-- begin --
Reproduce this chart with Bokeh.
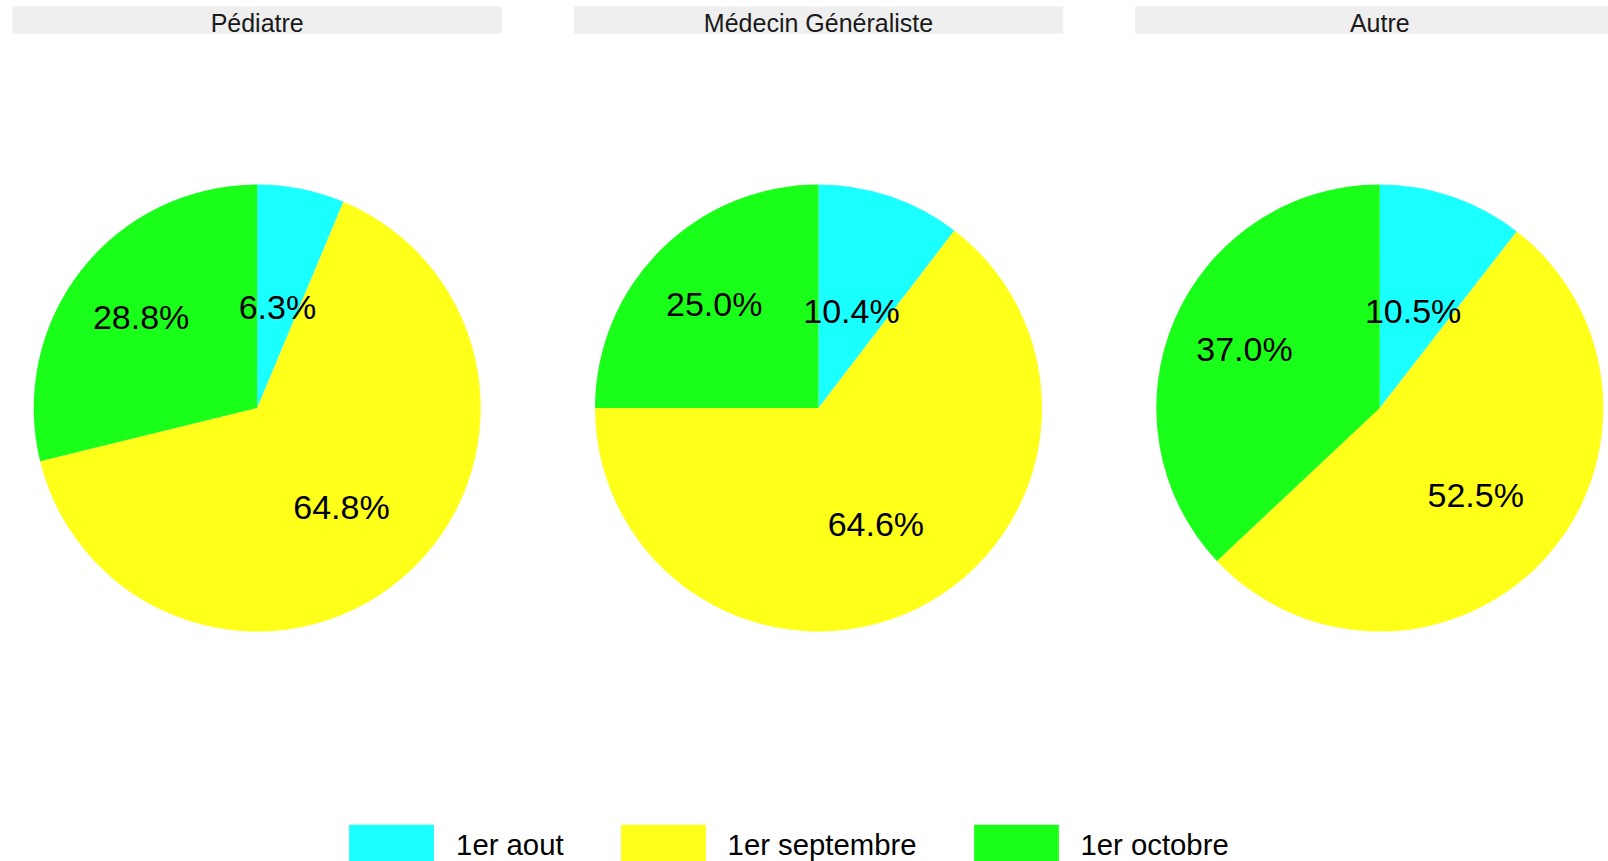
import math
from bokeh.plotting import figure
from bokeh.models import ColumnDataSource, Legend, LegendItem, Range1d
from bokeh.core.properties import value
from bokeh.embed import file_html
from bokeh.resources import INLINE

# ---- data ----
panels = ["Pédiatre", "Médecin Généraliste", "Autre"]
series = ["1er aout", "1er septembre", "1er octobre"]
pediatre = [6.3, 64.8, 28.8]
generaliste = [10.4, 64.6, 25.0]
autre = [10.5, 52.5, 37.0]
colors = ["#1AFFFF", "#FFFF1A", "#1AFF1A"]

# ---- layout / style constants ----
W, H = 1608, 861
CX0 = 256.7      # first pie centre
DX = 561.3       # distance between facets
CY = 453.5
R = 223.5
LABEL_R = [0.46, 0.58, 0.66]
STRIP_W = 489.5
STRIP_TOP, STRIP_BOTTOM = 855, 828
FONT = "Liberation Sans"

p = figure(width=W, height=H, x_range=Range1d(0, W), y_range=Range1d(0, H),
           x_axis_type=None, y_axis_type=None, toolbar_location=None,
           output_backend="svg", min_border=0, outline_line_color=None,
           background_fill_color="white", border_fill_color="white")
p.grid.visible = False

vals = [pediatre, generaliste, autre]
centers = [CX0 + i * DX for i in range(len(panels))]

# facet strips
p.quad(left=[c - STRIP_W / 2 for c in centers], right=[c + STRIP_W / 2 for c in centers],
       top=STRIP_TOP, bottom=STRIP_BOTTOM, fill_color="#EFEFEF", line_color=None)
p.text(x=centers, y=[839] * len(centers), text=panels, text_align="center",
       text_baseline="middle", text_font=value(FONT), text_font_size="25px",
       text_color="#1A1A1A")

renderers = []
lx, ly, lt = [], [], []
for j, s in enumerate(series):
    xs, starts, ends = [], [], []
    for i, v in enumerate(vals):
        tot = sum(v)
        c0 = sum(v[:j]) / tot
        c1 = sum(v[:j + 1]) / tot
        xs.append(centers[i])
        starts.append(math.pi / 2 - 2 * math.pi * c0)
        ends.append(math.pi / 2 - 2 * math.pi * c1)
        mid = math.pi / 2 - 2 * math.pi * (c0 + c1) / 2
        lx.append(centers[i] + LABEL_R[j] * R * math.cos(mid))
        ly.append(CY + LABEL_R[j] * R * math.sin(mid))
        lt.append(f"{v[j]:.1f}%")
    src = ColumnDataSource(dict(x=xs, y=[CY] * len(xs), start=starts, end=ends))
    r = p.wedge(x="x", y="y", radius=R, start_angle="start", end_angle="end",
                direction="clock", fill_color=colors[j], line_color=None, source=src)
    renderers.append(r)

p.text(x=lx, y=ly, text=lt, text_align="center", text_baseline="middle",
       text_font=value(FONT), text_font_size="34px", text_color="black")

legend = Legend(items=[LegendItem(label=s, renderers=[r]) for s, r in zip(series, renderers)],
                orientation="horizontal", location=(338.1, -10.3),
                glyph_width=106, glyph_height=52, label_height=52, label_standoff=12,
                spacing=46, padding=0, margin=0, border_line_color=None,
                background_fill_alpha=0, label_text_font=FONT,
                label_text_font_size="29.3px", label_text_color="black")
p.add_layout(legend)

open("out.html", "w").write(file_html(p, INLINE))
-- end --
*Problem statement*.
Go through the data above and transcribe it in full, omitting any image.

*Task response*.
Reproduce this chart with Bokeh.
import math
from bokeh.plotting import figure
from bokeh.models import ColumnDataSource, Legend, LegendItem, Range1d
from bokeh.core.properties import value
from bokeh.embed import file_html
from bokeh.resources import INLINE

# ---- data ----
panels = ["Pédiatre", "Médecin Généraliste", "Autre"]
series = ["1er aout", "1er septembre", "1er octobre"]
pediatre = [6.3, 64.8, 28.8]
generaliste = [10.4, 64.6, 25.0]
autre = [10.5, 52.5, 37.0]
colors = ["#1AFFFF", "#FFFF1A", "#1AFF1A"]

# ---- layout / style constants ----
W, H = 1608, 861
CX0 = 256.7      # first pie centre
DX = 561.3       # distance between facets
CY = 453.5
R = 223.5
LABEL_R = [0.46, 0.58, 0.66]
STRIP_W = 489.5
STRIP_TOP, STRIP_BOTTOM = 855, 828
FONT = "Liberation Sans"

p = figure(width=W, height=H, x_range=Range1d(0, W), y_range=Range1d(0, H),
           x_axis_type=None, y_axis_type=None, toolbar_location=None,
           output_backend="svg", min_border=0, outline_line_color=None,
           background_fill_color="white", border_fill_color="white")
p.grid.visible = False

vals = [pediatre, generaliste, autre]
centers = [CX0 + i * DX for i in range(len(panels))]

# facet strips
p.quad(left=[c - STRIP_W / 2 for c in centers], right=[c + STRIP_W / 2 for c in centers],
       top=STRIP_TOP, bottom=STRIP_BOTTOM, fill_color="#EFEFEF", line_color=None)
p.text(x=centers, y=[839] * len(centers), text=panels, text_align="center",
       text_baseline="middle", text_font=value(FONT), text_font_size="25px",
       text_color="#1A1A1A")

renderers = []
lx, ly, lt = [], [], []
for j, s in enumerate(series):
    xs, starts, ends = [], [], []
    for i, v in enumerate(vals):
        tot = sum(v)
        c0 = sum(v[:j]) / tot
        c1 = sum(v[:j + 1]) / tot
        xs.append(centers[i])
        starts.append(math.pi / 2 - 2 * math.pi * c0)
        ends.append(math.pi / 2 - 2 * math.pi * c1)
        mid = math.pi / 2 - 2 * math.pi * (c0 + c1) / 2
        lx.append(centers[i] + LABEL_R[j] * R * math.cos(mid))
        ly.append(CY + LABEL_R[j] * R * math.sin(mid))
        lt.append(f"{v[j]:.1f}%")
    src = ColumnDataSource(dict(x=xs, y=[CY] * len(xs), start=starts, end=ends))
    r = p.wedge(x="x", y="y", radius=R, start_angle="start", end_angle="end",
                direction="clock", fill_color=colors[j], line_color=None, source=src)
    renderers.append(r)

p.text(x=lx, y=ly, text=lt, text_align="center", text_baseline="middle",
       text_font=value(FONT), text_font_size="34px", text_color="black")

legend = Legend(items=[LegendItem(label=s, renderers=[r]) for s, r in zip(series, renderers)],
                orientation="horizontal", location=(338.1, -10.3),
                glyph_width=106, glyph_height=52, label_height=52, label_standoff=12,
                spacing=46, padding=0, margin=0, border_line_color=None,
                background_fill_alpha=0, label_text_font=FONT,
                label_text_font_size="29.3px", label_text_color="black")
p.add_layout(legend)

open("out.html", "w").write(file_html(p, INLINE))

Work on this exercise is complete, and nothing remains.